• EXERCISE: Nothing outside the range from the line with "Generate a web" to the line with "var mmFitA05 = [370, 6318];" belongs in the copy, and no pictures do either; repeat that range exactly.

• GIVEN INFORMATION:
···
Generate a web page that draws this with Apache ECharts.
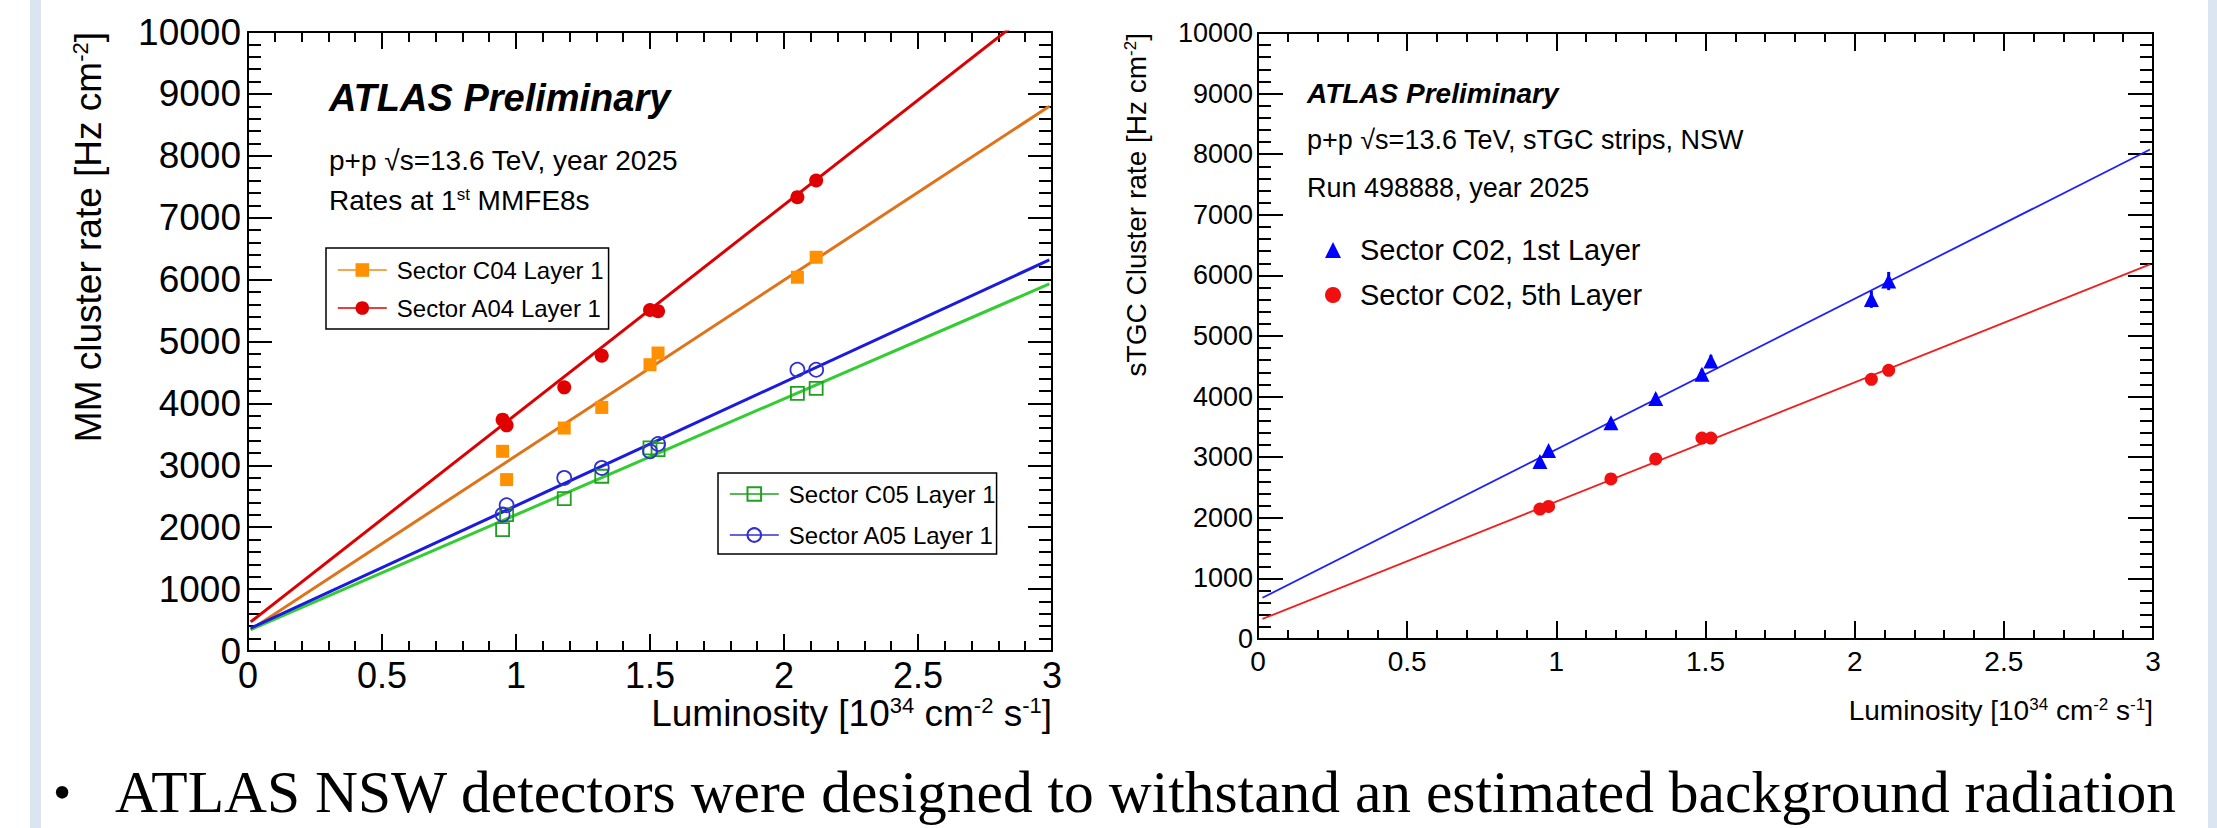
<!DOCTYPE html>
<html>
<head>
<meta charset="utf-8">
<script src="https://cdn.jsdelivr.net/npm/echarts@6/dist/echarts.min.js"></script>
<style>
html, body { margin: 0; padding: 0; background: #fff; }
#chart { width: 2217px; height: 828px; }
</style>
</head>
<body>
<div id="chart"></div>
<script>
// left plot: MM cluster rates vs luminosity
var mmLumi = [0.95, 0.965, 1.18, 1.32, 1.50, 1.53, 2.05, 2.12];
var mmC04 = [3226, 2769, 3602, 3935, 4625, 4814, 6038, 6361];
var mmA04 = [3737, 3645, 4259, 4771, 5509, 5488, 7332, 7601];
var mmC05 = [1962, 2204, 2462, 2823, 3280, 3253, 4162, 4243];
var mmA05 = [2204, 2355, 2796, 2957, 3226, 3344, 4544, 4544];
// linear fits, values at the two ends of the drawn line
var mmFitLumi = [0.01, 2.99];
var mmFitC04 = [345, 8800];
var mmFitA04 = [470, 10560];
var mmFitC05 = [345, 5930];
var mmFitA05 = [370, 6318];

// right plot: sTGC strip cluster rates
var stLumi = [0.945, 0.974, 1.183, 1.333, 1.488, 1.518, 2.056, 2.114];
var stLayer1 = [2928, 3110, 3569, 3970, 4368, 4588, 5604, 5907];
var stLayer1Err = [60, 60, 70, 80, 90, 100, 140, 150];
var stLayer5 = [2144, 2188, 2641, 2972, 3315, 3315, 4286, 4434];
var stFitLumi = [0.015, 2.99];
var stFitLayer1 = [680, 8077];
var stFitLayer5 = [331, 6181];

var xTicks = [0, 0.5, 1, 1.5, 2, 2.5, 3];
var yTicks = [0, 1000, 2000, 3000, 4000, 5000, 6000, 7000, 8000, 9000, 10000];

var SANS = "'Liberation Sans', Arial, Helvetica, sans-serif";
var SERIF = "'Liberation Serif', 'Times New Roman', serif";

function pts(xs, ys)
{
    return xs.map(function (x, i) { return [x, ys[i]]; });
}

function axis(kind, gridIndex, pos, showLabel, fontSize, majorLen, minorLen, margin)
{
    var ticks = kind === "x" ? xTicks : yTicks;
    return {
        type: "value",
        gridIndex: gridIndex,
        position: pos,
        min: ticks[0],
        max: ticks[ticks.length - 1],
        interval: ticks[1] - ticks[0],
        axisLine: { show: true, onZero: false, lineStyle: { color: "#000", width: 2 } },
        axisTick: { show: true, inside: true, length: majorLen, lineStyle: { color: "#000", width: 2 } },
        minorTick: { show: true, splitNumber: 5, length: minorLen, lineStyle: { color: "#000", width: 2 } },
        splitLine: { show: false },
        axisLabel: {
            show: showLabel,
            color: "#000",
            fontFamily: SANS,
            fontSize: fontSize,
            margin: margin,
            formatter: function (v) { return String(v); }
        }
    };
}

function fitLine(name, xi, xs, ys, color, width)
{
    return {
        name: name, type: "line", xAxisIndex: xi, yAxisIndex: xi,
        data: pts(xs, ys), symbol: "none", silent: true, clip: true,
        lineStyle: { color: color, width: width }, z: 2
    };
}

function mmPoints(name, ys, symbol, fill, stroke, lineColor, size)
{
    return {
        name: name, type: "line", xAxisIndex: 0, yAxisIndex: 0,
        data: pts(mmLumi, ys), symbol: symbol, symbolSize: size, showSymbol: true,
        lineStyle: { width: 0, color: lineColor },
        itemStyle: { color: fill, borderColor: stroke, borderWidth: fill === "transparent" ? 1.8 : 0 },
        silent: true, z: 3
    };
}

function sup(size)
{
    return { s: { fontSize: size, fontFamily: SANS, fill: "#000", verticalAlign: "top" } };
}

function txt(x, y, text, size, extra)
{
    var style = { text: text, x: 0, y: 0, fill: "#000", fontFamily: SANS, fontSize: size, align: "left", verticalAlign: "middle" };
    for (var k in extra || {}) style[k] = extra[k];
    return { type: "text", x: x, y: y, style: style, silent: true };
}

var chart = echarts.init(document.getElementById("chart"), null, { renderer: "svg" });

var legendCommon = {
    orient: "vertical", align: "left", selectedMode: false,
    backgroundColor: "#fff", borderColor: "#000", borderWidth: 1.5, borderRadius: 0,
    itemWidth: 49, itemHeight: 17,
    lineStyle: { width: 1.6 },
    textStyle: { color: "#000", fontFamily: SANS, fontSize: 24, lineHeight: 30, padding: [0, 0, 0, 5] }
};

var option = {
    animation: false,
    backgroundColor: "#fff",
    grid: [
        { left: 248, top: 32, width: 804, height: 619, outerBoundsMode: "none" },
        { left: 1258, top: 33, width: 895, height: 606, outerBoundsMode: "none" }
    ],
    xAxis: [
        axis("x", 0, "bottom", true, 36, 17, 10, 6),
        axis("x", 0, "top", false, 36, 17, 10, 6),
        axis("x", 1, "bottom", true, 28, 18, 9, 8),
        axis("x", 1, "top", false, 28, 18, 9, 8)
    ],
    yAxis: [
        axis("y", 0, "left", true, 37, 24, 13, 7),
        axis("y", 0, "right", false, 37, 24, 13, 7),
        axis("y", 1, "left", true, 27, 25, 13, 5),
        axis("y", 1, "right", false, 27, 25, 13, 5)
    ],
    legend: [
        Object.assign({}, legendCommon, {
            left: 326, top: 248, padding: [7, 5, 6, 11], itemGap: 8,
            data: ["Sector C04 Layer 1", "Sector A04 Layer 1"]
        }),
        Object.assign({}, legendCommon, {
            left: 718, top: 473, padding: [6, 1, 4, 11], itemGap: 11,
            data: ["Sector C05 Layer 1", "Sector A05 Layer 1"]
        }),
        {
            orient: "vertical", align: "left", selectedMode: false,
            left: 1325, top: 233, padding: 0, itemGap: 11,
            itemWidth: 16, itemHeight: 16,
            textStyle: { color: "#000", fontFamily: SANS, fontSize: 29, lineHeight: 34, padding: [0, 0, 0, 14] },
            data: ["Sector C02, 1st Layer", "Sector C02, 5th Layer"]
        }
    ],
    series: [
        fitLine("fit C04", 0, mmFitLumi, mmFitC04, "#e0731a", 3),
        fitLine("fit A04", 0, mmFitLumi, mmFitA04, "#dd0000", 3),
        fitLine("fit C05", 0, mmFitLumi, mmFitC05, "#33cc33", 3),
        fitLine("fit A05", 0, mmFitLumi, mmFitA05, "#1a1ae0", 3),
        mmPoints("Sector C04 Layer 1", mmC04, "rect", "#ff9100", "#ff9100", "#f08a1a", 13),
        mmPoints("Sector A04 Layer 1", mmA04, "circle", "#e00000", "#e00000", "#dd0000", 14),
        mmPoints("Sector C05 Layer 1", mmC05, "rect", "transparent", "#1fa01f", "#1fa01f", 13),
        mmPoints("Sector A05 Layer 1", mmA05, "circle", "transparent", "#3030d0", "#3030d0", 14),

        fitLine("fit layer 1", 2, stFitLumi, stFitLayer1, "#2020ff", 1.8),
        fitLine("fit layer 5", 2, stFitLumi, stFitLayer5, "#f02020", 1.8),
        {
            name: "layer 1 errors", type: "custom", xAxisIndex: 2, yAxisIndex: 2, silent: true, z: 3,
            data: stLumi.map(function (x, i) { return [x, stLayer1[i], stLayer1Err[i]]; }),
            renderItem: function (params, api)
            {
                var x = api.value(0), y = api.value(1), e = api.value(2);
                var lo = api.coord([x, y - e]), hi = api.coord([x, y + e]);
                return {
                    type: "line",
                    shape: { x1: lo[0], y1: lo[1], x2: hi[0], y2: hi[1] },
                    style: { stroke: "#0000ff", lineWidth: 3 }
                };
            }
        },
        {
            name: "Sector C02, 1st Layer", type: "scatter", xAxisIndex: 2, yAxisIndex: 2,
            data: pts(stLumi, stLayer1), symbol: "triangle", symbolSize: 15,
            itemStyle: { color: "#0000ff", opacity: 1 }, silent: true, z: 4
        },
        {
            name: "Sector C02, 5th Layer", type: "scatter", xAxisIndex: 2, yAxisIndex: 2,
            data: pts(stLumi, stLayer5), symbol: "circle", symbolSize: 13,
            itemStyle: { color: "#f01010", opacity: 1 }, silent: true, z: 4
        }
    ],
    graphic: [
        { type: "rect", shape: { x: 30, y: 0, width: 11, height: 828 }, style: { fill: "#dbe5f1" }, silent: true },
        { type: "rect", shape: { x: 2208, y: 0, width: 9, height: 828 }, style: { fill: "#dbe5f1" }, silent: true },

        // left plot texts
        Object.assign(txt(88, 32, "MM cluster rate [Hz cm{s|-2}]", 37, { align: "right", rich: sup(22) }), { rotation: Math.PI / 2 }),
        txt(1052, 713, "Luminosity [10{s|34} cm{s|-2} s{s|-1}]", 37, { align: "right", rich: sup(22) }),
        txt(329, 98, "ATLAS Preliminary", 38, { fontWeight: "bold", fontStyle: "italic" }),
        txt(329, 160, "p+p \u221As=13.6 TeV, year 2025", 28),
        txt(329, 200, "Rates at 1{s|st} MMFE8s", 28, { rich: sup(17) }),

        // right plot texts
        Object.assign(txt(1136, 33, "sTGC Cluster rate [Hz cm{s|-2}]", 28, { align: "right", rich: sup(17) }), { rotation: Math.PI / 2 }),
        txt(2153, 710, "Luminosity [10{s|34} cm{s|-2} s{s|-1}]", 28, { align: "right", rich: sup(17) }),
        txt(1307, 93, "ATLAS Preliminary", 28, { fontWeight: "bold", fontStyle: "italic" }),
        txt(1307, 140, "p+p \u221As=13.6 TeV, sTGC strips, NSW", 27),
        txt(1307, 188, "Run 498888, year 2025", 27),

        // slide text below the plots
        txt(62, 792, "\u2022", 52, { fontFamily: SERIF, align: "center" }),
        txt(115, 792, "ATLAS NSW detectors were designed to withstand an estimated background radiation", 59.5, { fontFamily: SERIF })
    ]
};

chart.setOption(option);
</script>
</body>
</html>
···
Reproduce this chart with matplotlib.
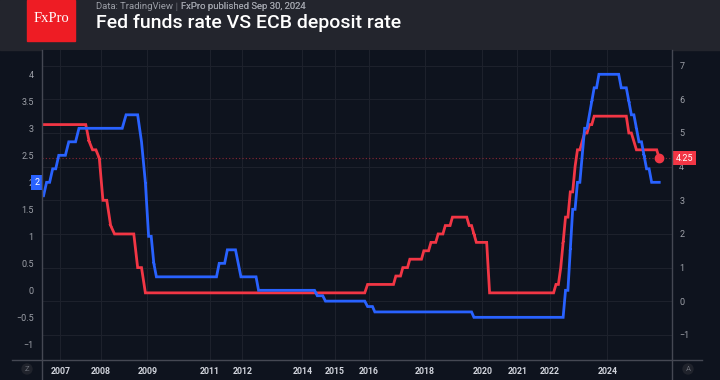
···
• THE COMPLETED TASK:
Generate a web page that draws this with Apache ECharts.
<!DOCTYPE html>
<html>
<head>
<meta charset="utf-8">
<script src="https://cdn.jsdelivr.net/npm/echarts@6/dist/echarts.min.js"></script>
<style>
html, body { margin: 0; padding: 0; background: #fff; }
#chart { width: 2217px; height: 828px; }
</style>
</head>
<body>
<div id="chart"></div>
<script>
// left plot: MM cluster rates vs luminosity
var mmLumi = [0.95, 0.965, 1.18, 1.32, 1.50, 1.53, 2.05, 2.12];
var mmC04 = [3226, 2769, 3602, 3935, 4625, 4814, 6038, 6361];
var mmA04 = [3737, 3645, 4259, 4771, 5509, 5488, 7332, 7601];
var mmC05 = [1962, 2204, 2462, 2823, 3280, 3253, 4162, 4243];
var mmA05 = [2204, 2355, 2796, 2957, 3226, 3344, 4544, 4544];
// linear fits, values at the two ends of the drawn line
var mmFitLumi = [0.01, 2.99];
var mmFitC04 = [345, 8800];
var mmFitA04 = [470, 10560];
var mmFitC05 = [345, 5930];
var mmFitA05 = [370, 6318];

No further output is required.